Der Bundesgerichtshof wies die Revision der Mieter zurück: Die Mieter sind gemäß § 546 Abs. 1 BGB zur Räumung und Herausgabe des Einfamilienhauses verpflichtet. Die Eigenbedarfskündigung der Vermieterin hat das Mietverhältnis beendet. Die Vermieterin ist gemäß § 573 Abs. 2 Nr. 2 BGB zur Kündigung berechtigt, weil nach den rechtsfehlerfreien Feststellungen des Landgerichts Braunschweig Eigenbedarf besteht und dessen Geltendmachung auch nicht rechtsmissbräuchlich ist. Die von den Mieter vorgebrachten Härtegründe gebieten auch keine Fortsetzung des Mietverhältnisses gemäß § 574 Abs. 1 Satz 1, Abs. 2 BGB.
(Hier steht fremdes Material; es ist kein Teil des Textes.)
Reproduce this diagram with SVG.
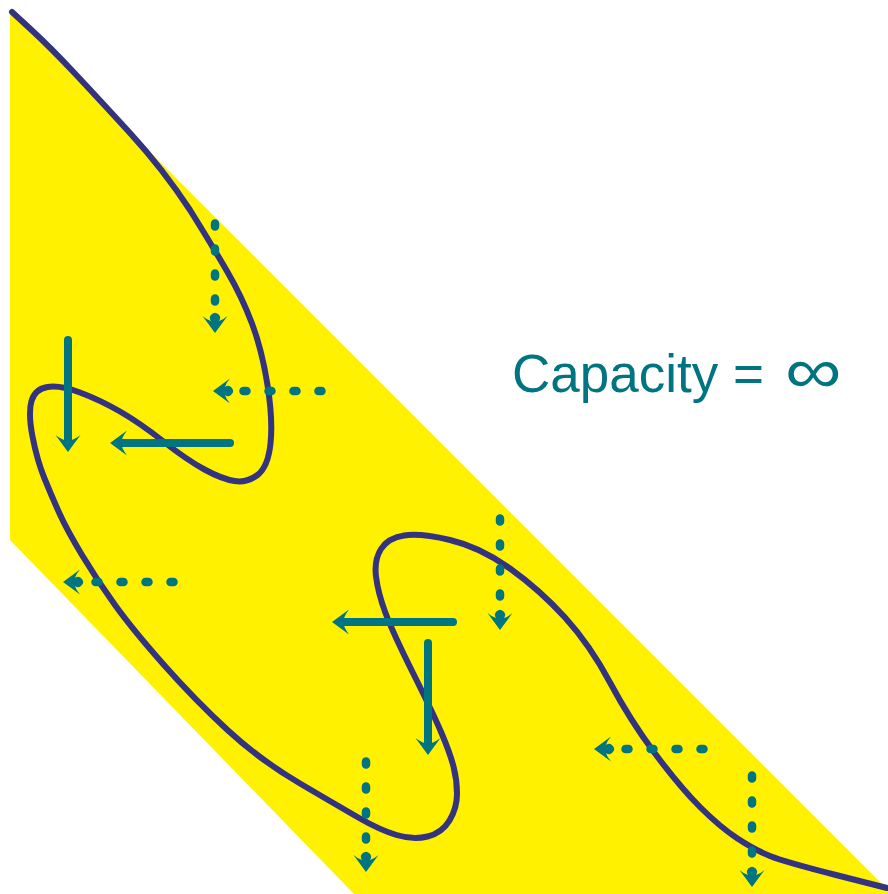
<svg xmlns="http://www.w3.org/2000/svg" width="888" height="894" viewBox="0 0 888 894">
<style>
.solid{fill:none;stroke:#007480;stroke-width:8;stroke-linecap:round;marker-end:url(#hs)}
.dot{fill:none;stroke:#007480;stroke-width:8.5;stroke-linecap:round;stroke-dasharray:3 22;marker-end:url(#hd)}
.curve{fill:none;stroke:#333380;stroke-width:6;stroke-linecap:round;stroke-linejoin:round}
.lbl{font-family:"Liberation Sans",Arial,sans-serif;font-size:53px;fill:#007480}
</style>
<defs>
<marker id="hs" markerUnits="userSpaceOnUse" viewBox="-20 -15 22 30" markerWidth="22" markerHeight="30" refX="-11" refY="0" orient="auto" overflow="visible">
<path d="M0,0 L-17,-12.5 Q-12,-6 -11,0 Q-12,6 -17,12.5 Z" fill="#007480"/>
</marker>
<marker id="hd" markerUnits="userSpaceOnUse" viewBox="-22 -15 24 30" markerWidth="24" markerHeight="30" refX="-13" refY="0" orient="auto" overflow="visible">
<path d="M0,0 L-17,-12.5 Q-13,-8 -12,-4 A5,5 0 1 0 -12,4 Q-13,8 -17,12.5 Z" fill="#007480"/>
</marker>
</defs>
<g id="region">
<path d="M10,10 L12,12 Q50,47 73.5,72 Q97,97 120,122 L888,890 L888,894 L354,894 L10,540 Z" fill="#FFF100"/>
</g>
<g id="cut-curve">
<path class="curve" d="M12,12 L31,29.5 Q50,47 73.5,72 Q97,97 130,133 Q163,169 190,210 Q213,247 227.5,272 Q242,297 252,323.5 Q262,350 267.5,385 Q273,420 270.5,443.5 Q268,467 257.5,475 Q247,483 234.5,481 Q222,479 204.5,469.5 Q187,460 163.5,441.5 Q140,423 120,411.5 Q100,400 80,392.5 Q60,385 47.5,387 Q35,389 31.5,401 Q28,413 32.5,436.5 Q37,460 44.5,478.5 Q52,497 59.5,513.5 Q67,530 82,555 Q97,580 115,605 Q133,630 164,665 Q195,700 227.5,730 Q260,760 300,783.5 Q340,807 360,818.5 Q380,830 396.5,835 Q413,840 427.5,836.5 Q442,833 449.5,820.5 Q457,808 457,794 Q457,780 453.5,766.5 Q450,753 441.5,733 Q433,713 413,673 Q393,633 385.5,613 Q378,593 376,576.5 Q374,560 381,549 Q388,538 404,535.5 Q420,533 450,540 Q480,547 510,568.5 Q540,590 565,617.5 Q590,645 610,682.5 Q630,720 655,753.5 Q680,787 700,807 Q720,827 737.5,838.5 Q755,850 770,856 Q785,862 836,875 L887,888"/>
</g>
<g id="connectors">
<path class="solid" d="M68,340 L68,441"/>
<path class="solid" d="M230,443 L121,443"/>
<path class="solid" d="M453,622 L343,622"/>
<path class="solid" d="M428,643 L428,744"/>
<path class="dot" d="M215,223.5 L215,320"/>
<path class="dot" d="M321.5,391 L226,391"/>
<path class="dot" d="M173.5,582 L76,582"/>
<path class="dot" d="M500,518.5 L500,617"/>
<path class="dot" d="M703.5,749 L607,749"/>
<path class="dot" d="M752,775.5 L752,874"/>
<path class="dot" d="M366,761.5 L366,859"/>
</g>
<g id="label">
<text class="lbl" x="512" y="392">Capacity =</text>
<text class="lbl" transform="translate(785,393) scale(1.22,1)" x="0" y="0" style="font-size:65px">∞</text>
</g>
</svg>
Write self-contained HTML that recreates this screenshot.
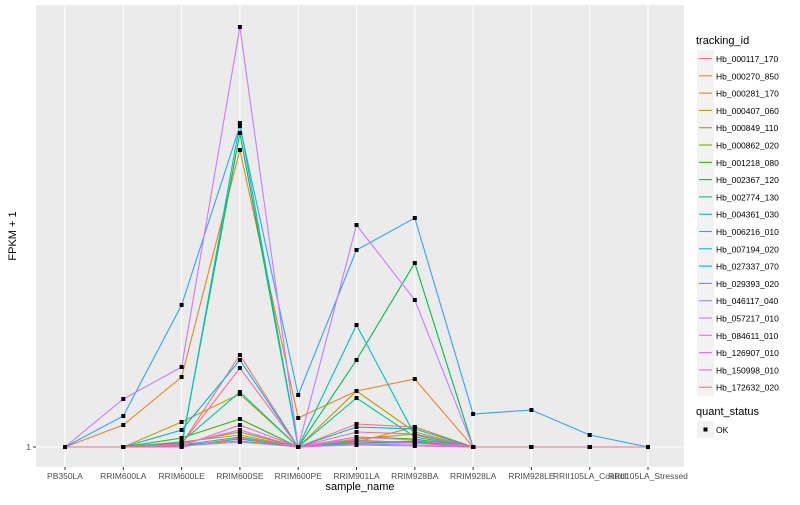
<!DOCTYPE html>
<html><head><meta charset="utf-8"><style>
body{margin:0;background:#fff;font-family:"Liberation Sans",sans-serif}
svg text{font-family:"Liberation Sans",sans-serif}
</style></head><body>
<svg id="chart" width="800" height="500">
<rect x="36" y="5" width="648" height="462" fill="#ebebeb"/>
<g id="grid"></g><g id="series"></g><g id="axes"></g><g id="legend"></g>
<text x="360" y="490" font-size="11" text-anchor="middle">sample_name</text>
<text x="16" y="236" font-size="11" text-anchor="middle" transform="rotate(-90 16 236)">FPKM + 1</text>
</svg>
<script>
const categories=["PB350LA","RRIM600LA","RRIM600LE","RRIM600SE","RRIM600PE","RRIM901LA","RRIM928BA","RRIM928LA","RRIM928LE","RRII105LA_Control","RRII105LA_Stressed"];
const seriesNames=["Hb_000117_170","Hb_000270_850","Hb_000281_170","Hb_000407_060","Hb_000849_110","Hb_000862_020","Hb_001218_080","Hb_002367_120","Hb_002774_130","Hb_004361_030","Hb_006216_010","Hb_007194_020","Hb_027337_070","Hb_029393_020","Hb_046117_040","Hb_057217_010","Hb_084611_010","Hb_126907_010","Hb_150998_010","Hb_172632_020"];
const colors=["#F8766D","#EA8331","#D89000","#C09B00","#A3A500","#7CAE00","#39B600","#00BB4E","#00BF7D","#00C1A3","#00BFC4","#00BAE0","#00B0F6","#35A2FF","#9590FF","#C77CFF","#E76BF3","#FA62DB","#FF62BC","#FF6C91"];
// values in FPKM+1 units
const s01=[1,1,1.3,10.2,1,3.3,3.0,1,1,1,1];
const s02=[1,3.2,8.0,30.7,3.9,6.6,7.8,1,1,1,1];
const s03=[1,1,1.5,2.2,1,1.5,3.0,1,1,1,1];
const s04=[1,1,3.5,6.3,1,6.6,2.5,1,1,1,1];
const s05=[1,1,1.2,1.6,1,1.8,2.3,1,1,1,1];
const s06=[1,1,1.4,2.5,1,1.4,1.6,1,1,1,1];
const s07=[1,1,1.9,3.8,1,2.0,1.8,1,1,1,1];
const s08=[1,1,1.2,32.4,1,9.7,19.4,1,1,1,1];
const s09=[1,1,1.1,1.8,1,1.6,1.5,1,1,1,1];
const s10=[1,1,1.5,6.5,1,5.9,2.0,1,1,1,1];
const s11=[1,1,1.0,33.4,1,13.2,2.2,1,1,1,1];
const s12=[1,1,1.2,2.0,1,1.4,1.4,1,1,1,1];
const s13=[1,1,2.7,9.7,1,3.0,2.8,1,1,1,1];
const s14=[1,4.1,15.2,33.1,6.2,20.7,23.9,4.3,4.7,2.2,1];
const s15=[1,1,1.1,1.5,1,1.3,1.2,1,1,1,1];
const s16=[1,5.8,9.0,43.0,1,23.2,15.7,1,1,1,1];
const s17=[1,1,1.3,2.7,1,2.0,1.7,1,1,1,1];
const s18=[1,1,1.1,3.2,1,1.7,1.4,1,1,1,1];
const s19=[1,1,1.0,1.9,1,1.2,1.1,1,1,1,1];
const s20=[1,1,1.3,8.9,1,2.5,2.3,1,1,1,1];
const seriesValues=[s01,s02,s03,s04,s05,s06,s07,s08,s09,s10,s11,s12,s13,s14,s15,s16,s17,s18,s19,s20];
const yTicks=[1];
const yTickLabels=["1"];
const NS="http://www.w3.org/2000/svg";
function xScale(i){return 65+i*58.3;}
function yScale(v){return 447-(v-1)*10;}
function mk(tag,attrs,parent){const e=document.createElementNS(NS,tag);for(const k in attrs)e.setAttribute(k,attrs[k]);parent.appendChild(e);return e;}
const grid=document.getElementById('grid'),axes=document.getElementById('axes'),ser=document.getElementById('series'),leg=document.getElementById('legend');
categories.forEach((c,i)=>{
  const x=xScale(i);
  const g=mk('line',{x1:x,x2:x,y1:5,y2:467,stroke:'#fff','stroke-width':1.1},grid);
  
  
  mk('line',{x1:x,x2:x,y1:467,y2:470,stroke:'#333'},axes);
  const t=mk('text',{x:x,y:479,'font-size':8.5,fill:'#4d4d4d','text-anchor':'middle'},axes);
  t.textContent=c;
  
  
});
yTicks.forEach((v,i)=>{
  const y=yScale(v);
  const g=mk('line',{x1:36,x2:684,y1:y,y2:y,stroke:'#fff','stroke-width':1.1},grid);
  
  
  mk('line',{x1:33,x2:36,y1:y,y2:y,stroke:'#333'},axes);
  const t=mk('text',{x:31,y:y+3,'font-size':8.5,fill:'#4d4d4d','text-anchor':'end'},axes);
  t.textContent=yTickLabels[i];
  
  
});
seriesValues.forEach((vals,si)=>{
  const pts=vals.map((v,i)=>xScale(i)+','+yScale(v)).join(' ');
  const p=mk('polyline',{points:pts,fill:'none',stroke:colors[si],'stroke-width':1.1},ser);
  
  
});
seriesValues.forEach((vals,si)=>{
  vals.forEach((v,i)=>{
    const r=mk('rect',{x:xScale(i)-2,y:yScale(v)-2,width:4,height:4,fill:'#000'},ser);
    
    
  });
});
const lt=mk('text',{x:696,y:44,'font-size':11},leg);lt.textContent='tracking_id';


seriesNames.forEach((n,i)=>{
  const y=50+i*17.3;
  const g=mk('g',{},leg);
  
  
  mk('rect',{x:697,y:y,width:17,height:17,fill:'#f2f2f2'},g);
  mk('line',{x1:699,x2:712,y1:y+8.5,y2:y+8.5,stroke:colors[i],'stroke-width':1.1},g);
  const t=mk('text',{x:716,y:y+12,'font-size':8.5},g);t.textContent=n;
});
const qt=mk('text',{x:696,y:415,'font-size':11},leg);qt.textContent='quant_status';


const qg=mk('g',{},leg);


mk('rect',{x:697,y:421,width:17,height:17,fill:'#f2f2f2'},qg);
mk('rect',{x:703.5,y:427.5,width:4,height:4,fill:'#000'},qg);
const ot=mk('text',{x:716,y:433,'font-size':8.5},qg);ot.textContent='OK';
</script>
</body></html>
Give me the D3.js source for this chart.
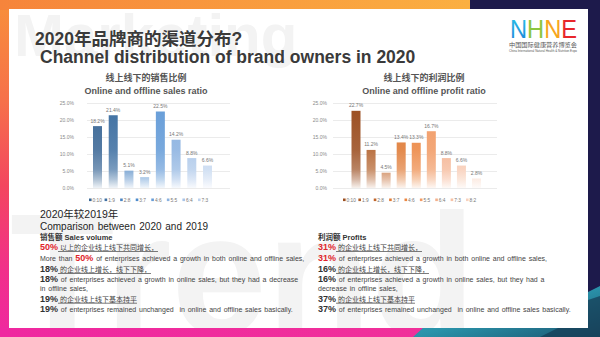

Eigenbedarf und Rechtsmissbrauch

Zu Recht hat das Landgericht Braunschweig die Eigenbedarfskündigung der Vermieterin zum 30. Juli 2011 als wirksam angesehen. Entgegen der Auffassung der Mieter steht der Kündigung nicht der Einwand des rechtsmissbräuchlichen Verhaltens der Vermieterin gemäß § 242 BGB entgegen. Zwar ist die Kündigung hier schon etwa drei Jahre nach Beginn des Mietverhältnisses erfolgt – und dies, obgleich den Mieter durch den Schwiegersohn der Vermieterin vor Mietvertragsabschluss versichert worden war, ein Eigenbedarf für ein Familienmitglied komme nicht in Betracht; das einzige, was passieren könne, sei, dass das Haus verkauft werden könnte. Angesichts der Gesamtumstände begegnet die tatrichterliche Würdigung des Landgerichts Braunschweig, dass die Eigenbedarfskündigung der Vermieterin nicht rechtsmissbräuchlich ist, jedoch keinen revisionsrechtlichen Bedenken.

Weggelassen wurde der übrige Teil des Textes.